As Ontario’s largest credit union, Meridian knows well what it takes to help its members grow. And in the process of supporting more than a quarter of a million people enriching their lives and their businesses from Windsor to Ottawa, the community-centric credit union has also grown and now employs more than 1,500 people in several branches and various commercial and corporate offices throughout the region. So when the employees who worked at its Toronto-based corporate office began to outgrow their space in a building in the downtown core several years ago, Meridian applied the same business ethos it relies on to support its Members as the driving force behind the design of a new office environment that would reinforce the well-being of its employees and help them to function effectively.
“As we undertook a location search five years ago, we made the decision that moving out of the core was more aligned with who we were as a community credit union,” says Sandy Brown, vice president of real estate and property management for Meridian. As a result, the company relocated its corporate office to suburban Toronto West to be closer to the community it serves and to its sister corporate office in St. Catharines. “Our functional goals included creating an environment that linked to our evolving business, supporting our employees’ well-being from a social and physical perspective, and reflecting our leadership and cultural values,” says Claudine Chess, senior human resources business partner for Meridian. Among the plus points of the new light-filled 33,000-square-foot space the company chose for the 150 Toronto corporate office employees were expansive views of the nearby surroundings, including greenery, Lake Ontario, and the Toronto skyline in the distance. Situated on the 6th and 7th floors of a 1980s LEED Gold certified building, the offices were also in a place where Meridian “could stake claim,” says Chess, noting that “Meridian was founded on the idea of neighborhood banking,” and the new setting would allow easy access to the people who lived in condos or worked in small businesses or for commercial developers nearby.
Recognizing that the extended commute to the new office setting would likely meet with resistance among many of the employees, the transition team involved in spearheading the design of the new offices was keen on creating spaces that would inspire a sense of comfort and well-being for the employees—especially those who would have to travel an hour or more to get to work. So designing an appealing environment with varied spaces and tools to ease various work-related tasks was critical. “We wanted them to have choices with equipment like headsets or sit-stand workstations, because in today’s work environment sitting is thought of as the new smoking and we wanted employee well-being to be front and center,” says Chess.
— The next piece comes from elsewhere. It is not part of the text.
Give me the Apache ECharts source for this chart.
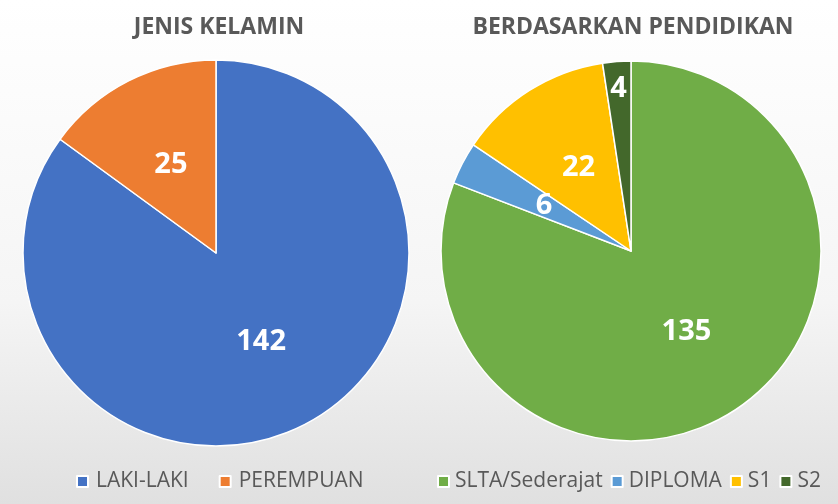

Since many of the company’s mobile workers often work from home as well as the office, they also wanted to include characteristics that would echo a home environment. “From a wellness perspective we relied on an analogy to inform the design, which offered a choice of spaces that you’d intuitively use for different kinds of tasks in a home,” says Chess. “A dining table for concentrated work, for example, or a comfortable chair for reflective reading, or room to pace around during a conference call.”
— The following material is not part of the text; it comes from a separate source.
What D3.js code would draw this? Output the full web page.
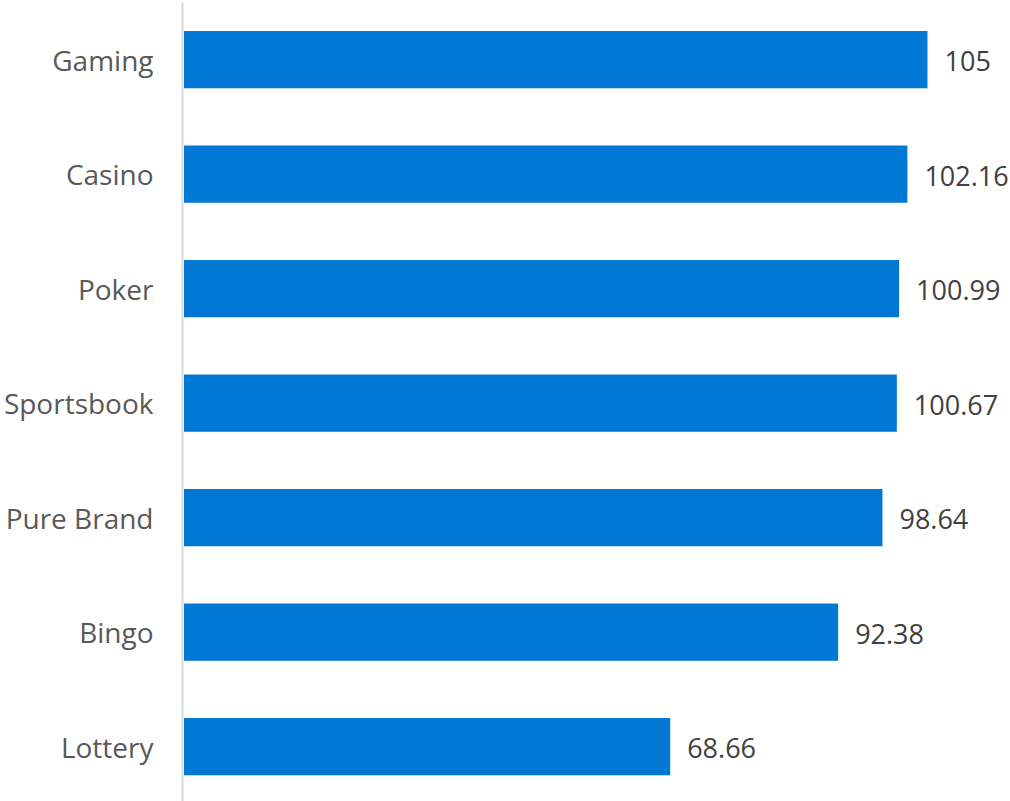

Another essential ingredient for the team, who worked with Toronto-based interior designers Bullock + Associates on the design of the new offices, was to support a sense of well-being by embracing the uplifting influence of nature beyond the light, greenery, and inspiring views. Interestingly, the team had been introduced to Interface products and the underlying point of view that drives its designs, and they chose to rely on a mix of its nature-inspired carpets as the launching point for the entire design of the office space. “Early on in the design phase we were presented with Interface’s Human Nature™ collection of products and we fell in love with the sustainability story behind the line and used it to inspire the look of our whole office,” says Brown. “We also saw it as an opportunity to demonstrate our commitment to communities,” adds Sarah Rea, Meridian’s senior manager of corporate social responsibility, noting that the building’s LEED Gold environmental standard and the materials choices in the office align to the goals the company aims to achieve.